[begin Material to process]
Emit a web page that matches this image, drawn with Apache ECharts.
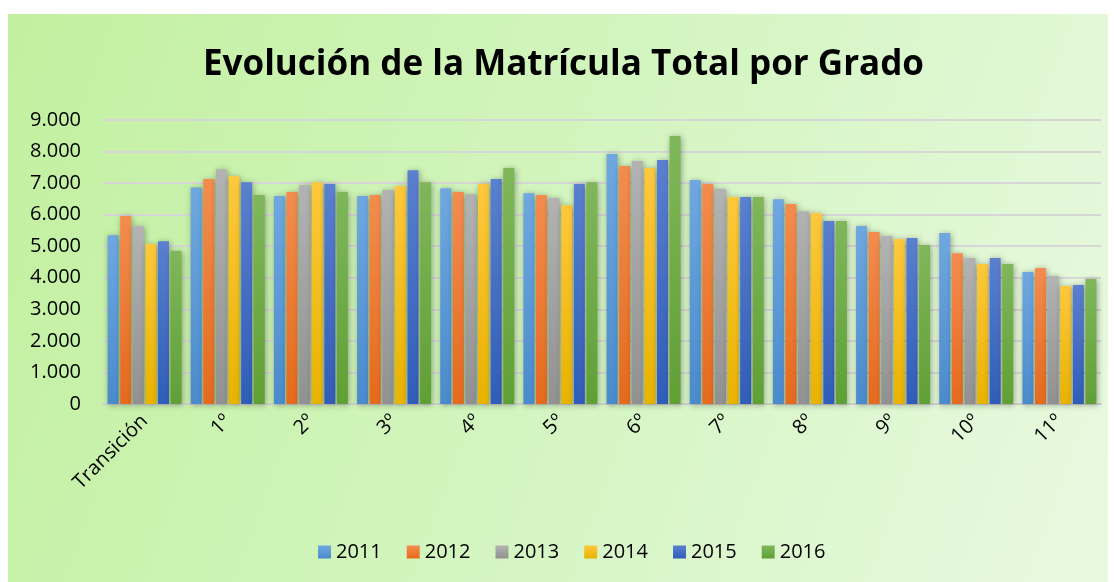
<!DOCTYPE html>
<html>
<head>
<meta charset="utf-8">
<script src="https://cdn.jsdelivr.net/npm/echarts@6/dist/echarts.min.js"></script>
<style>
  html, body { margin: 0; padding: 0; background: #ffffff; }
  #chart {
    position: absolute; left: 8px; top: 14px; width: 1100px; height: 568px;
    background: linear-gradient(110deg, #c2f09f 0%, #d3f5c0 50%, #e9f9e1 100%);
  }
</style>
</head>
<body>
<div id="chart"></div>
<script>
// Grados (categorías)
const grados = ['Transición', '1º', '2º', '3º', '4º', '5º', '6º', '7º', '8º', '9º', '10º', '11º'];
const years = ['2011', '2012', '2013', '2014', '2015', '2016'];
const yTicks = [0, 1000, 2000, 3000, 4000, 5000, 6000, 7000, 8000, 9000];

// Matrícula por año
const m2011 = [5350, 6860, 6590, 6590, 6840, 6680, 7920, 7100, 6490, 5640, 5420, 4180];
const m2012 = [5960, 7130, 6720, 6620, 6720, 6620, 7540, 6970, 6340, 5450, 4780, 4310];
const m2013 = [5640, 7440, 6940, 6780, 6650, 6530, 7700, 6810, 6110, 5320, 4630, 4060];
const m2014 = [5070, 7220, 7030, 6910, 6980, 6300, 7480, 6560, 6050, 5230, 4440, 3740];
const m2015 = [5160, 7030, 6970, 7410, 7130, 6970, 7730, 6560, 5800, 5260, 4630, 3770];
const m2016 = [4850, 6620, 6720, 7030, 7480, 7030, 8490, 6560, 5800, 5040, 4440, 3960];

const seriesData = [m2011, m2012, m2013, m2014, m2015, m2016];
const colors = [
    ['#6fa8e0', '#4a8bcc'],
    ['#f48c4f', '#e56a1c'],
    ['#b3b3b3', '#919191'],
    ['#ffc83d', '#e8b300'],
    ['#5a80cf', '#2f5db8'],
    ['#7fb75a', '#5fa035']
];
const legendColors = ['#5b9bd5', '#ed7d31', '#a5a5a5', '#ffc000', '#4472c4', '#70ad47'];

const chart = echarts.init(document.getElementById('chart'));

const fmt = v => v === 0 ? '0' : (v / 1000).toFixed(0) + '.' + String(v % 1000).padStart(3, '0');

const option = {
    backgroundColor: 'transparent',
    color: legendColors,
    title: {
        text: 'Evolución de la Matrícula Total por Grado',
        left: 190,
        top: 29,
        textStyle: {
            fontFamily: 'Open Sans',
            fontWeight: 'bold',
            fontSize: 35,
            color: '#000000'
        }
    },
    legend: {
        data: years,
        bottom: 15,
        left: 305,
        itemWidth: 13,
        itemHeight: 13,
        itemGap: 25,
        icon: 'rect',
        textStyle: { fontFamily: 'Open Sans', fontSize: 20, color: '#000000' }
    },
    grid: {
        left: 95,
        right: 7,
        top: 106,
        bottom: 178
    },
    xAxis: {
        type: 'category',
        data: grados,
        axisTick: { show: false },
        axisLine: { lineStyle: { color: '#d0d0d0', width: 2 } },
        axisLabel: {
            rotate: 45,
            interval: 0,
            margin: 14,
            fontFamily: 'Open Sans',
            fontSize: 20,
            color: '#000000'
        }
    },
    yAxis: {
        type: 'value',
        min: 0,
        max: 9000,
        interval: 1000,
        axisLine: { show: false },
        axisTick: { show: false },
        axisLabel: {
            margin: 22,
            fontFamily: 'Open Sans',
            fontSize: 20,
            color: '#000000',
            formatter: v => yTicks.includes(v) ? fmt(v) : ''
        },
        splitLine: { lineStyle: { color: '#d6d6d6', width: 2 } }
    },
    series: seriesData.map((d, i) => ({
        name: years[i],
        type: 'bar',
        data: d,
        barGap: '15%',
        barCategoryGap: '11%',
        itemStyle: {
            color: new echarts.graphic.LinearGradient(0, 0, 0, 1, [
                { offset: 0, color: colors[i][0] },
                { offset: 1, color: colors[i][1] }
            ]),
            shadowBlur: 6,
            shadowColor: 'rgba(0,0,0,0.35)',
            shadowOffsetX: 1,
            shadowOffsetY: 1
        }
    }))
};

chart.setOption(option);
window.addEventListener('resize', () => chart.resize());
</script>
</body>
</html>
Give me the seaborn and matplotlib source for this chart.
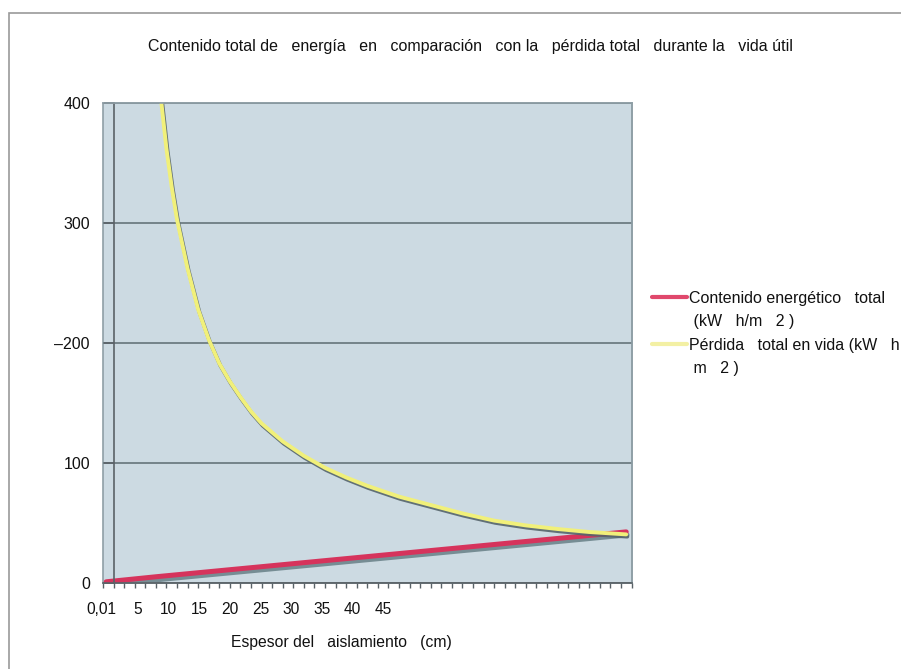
[end Material to process]
▶ _Goal_
Repeat each entry precisely as it appears. Leave the pictures out.

▶ _Answer to this problem_
Emit a web page that matches this image, drawn with Apache ECharts.
<!DOCTYPE html>
<html>
<head>
<meta charset="utf-8">
<script src="https://cdn.jsdelivr.net/npm/echarts@6/dist/echarts.min.js"></script>
<style>
  html, body { margin: 0; padding: 0; background: #ffffff; }
  #chart {
    position: absolute; left: 8px; top: 14px; width: 1100px; height: 568px;
    background: linear-gradient(110deg, #c2f09f 0%, #d3f5c0 50%, #e9f9e1 100%);
  }
</style>
</head>
<body>
<div id="chart"></div>
<script>
// Grados (categorías)
const grados = ['Transición', '1º', '2º', '3º', '4º', '5º', '6º', '7º', '8º', '9º', '10º', '11º'];
const years = ['2011', '2012', '2013', '2014', '2015', '2016'];
const yTicks = [0, 1000, 2000, 3000, 4000, 5000, 6000, 7000, 8000, 9000];

// Matrícula por año
const m2011 = [5350, 6860, 6590, 6590, 6840, 6680, 7920, 7100, 6490, 5640, 5420, 4180];
const m2012 = [5960, 7130, 6720, 6620, 6720, 6620, 7540, 6970, 6340, 5450, 4780, 4310];
const m2013 = [5640, 7440, 6940, 6780, 6650, 6530, 7700, 6810, 6110, 5320, 4630, 4060];
const m2014 = [5070, 7220, 7030, 6910, 6980, 6300, 7480, 6560, 6050, 5230, 4440, 3740];
const m2015 = [5160, 7030, 6970, 7410, 7130, 6970, 7730, 6560, 5800, 5260, 4630, 3770];
const m2016 = [4850, 6620, 6720, 7030, 7480, 7030, 8490, 6560, 5800, 5040, 4440, 3960];

const seriesData = [m2011, m2012, m2013, m2014, m2015, m2016];
const colors = [
    ['#6fa8e0', '#4a8bcc'],
    ['#f48c4f', '#e56a1c'],
    ['#b3b3b3', '#919191'],
    ['#ffc83d', '#e8b300'],
    ['#5a80cf', '#2f5db8'],
    ['#7fb75a', '#5fa035']
];
const legendColors = ['#5b9bd5', '#ed7d31', '#a5a5a5', '#ffc000', '#4472c4', '#70ad47'];

const chart = echarts.init(document.getElementById('chart'));

const fmt = v => v === 0 ? '0' : (v / 1000).toFixed(0) + '.' + String(v % 1000).padStart(3, '0');

const option = {
    backgroundColor: 'transparent',
    color: legendColors,
    title: {
        text: 'Evolución de la Matrícula Total por Grado',
        left: 190,
        top: 29,
        textStyle: {
            fontFamily: 'Open Sans',
            fontWeight: 'bold',
            fontSize: 35,
            color: '#000000'
        }
    },
    legend: {
        data: years,
        bottom: 15,
        left: 305,
        itemWidth: 13,
        itemHeight: 13,
        itemGap: 25,
        icon: 'rect',
        textStyle: { fontFamily: 'Open Sans', fontSize: 20, color: '#000000' }
    },
    grid: {
        left: 95,
        right: 7,
        top: 106,
        bottom: 178
    },
    xAxis: {
        type: 'category',
        data: grados,
        axisTick: { show: false },
        axisLine: { lineStyle: { color: '#d0d0d0', width: 2 } },
        axisLabel: {
            rotate: 45,
            interval: 0,
            margin: 14,
            fontFamily: 'Open Sans',
            fontSize: 20,
            color: '#000000'
        }
    },
    yAxis: {
        type: 'value',
        min: 0,
        max: 9000,
        interval: 1000,
        axisLine: { show: false },
        axisTick: { show: false },
        axisLabel: {
            margin: 22,
            fontFamily: 'Open Sans',
            fontSize: 20,
            color: '#000000',
            formatter: v => yTicks.includes(v) ? fmt(v) : ''
        },
        splitLine: { lineStyle: { color: '#d6d6d6', width: 2 } }
    },
    series: seriesData.map((d, i) => ({
        name: years[i],
        type: 'bar',
        data: d,
        barGap: '15%',
        barCategoryGap: '11%',
        itemStyle: {
            color: new echarts.graphic.LinearGradient(0, 0, 0, 1, [
                { offset: 0, color: colors[i][0] },
                { offset: 1, color: colors[i][1] }
            ]),
            shadowBlur: 6,
            shadowColor: 'rgba(0,0,0,0.35)',
            shadowOffsetX: 1,
            shadowOffsetY: 1
        }
    }))
};

chart.setOption(option);
window.addEventListener('resize', () => chart.resize());
</script>
</body>
</html>
Give me the seaborn and matplotlib source for this chart.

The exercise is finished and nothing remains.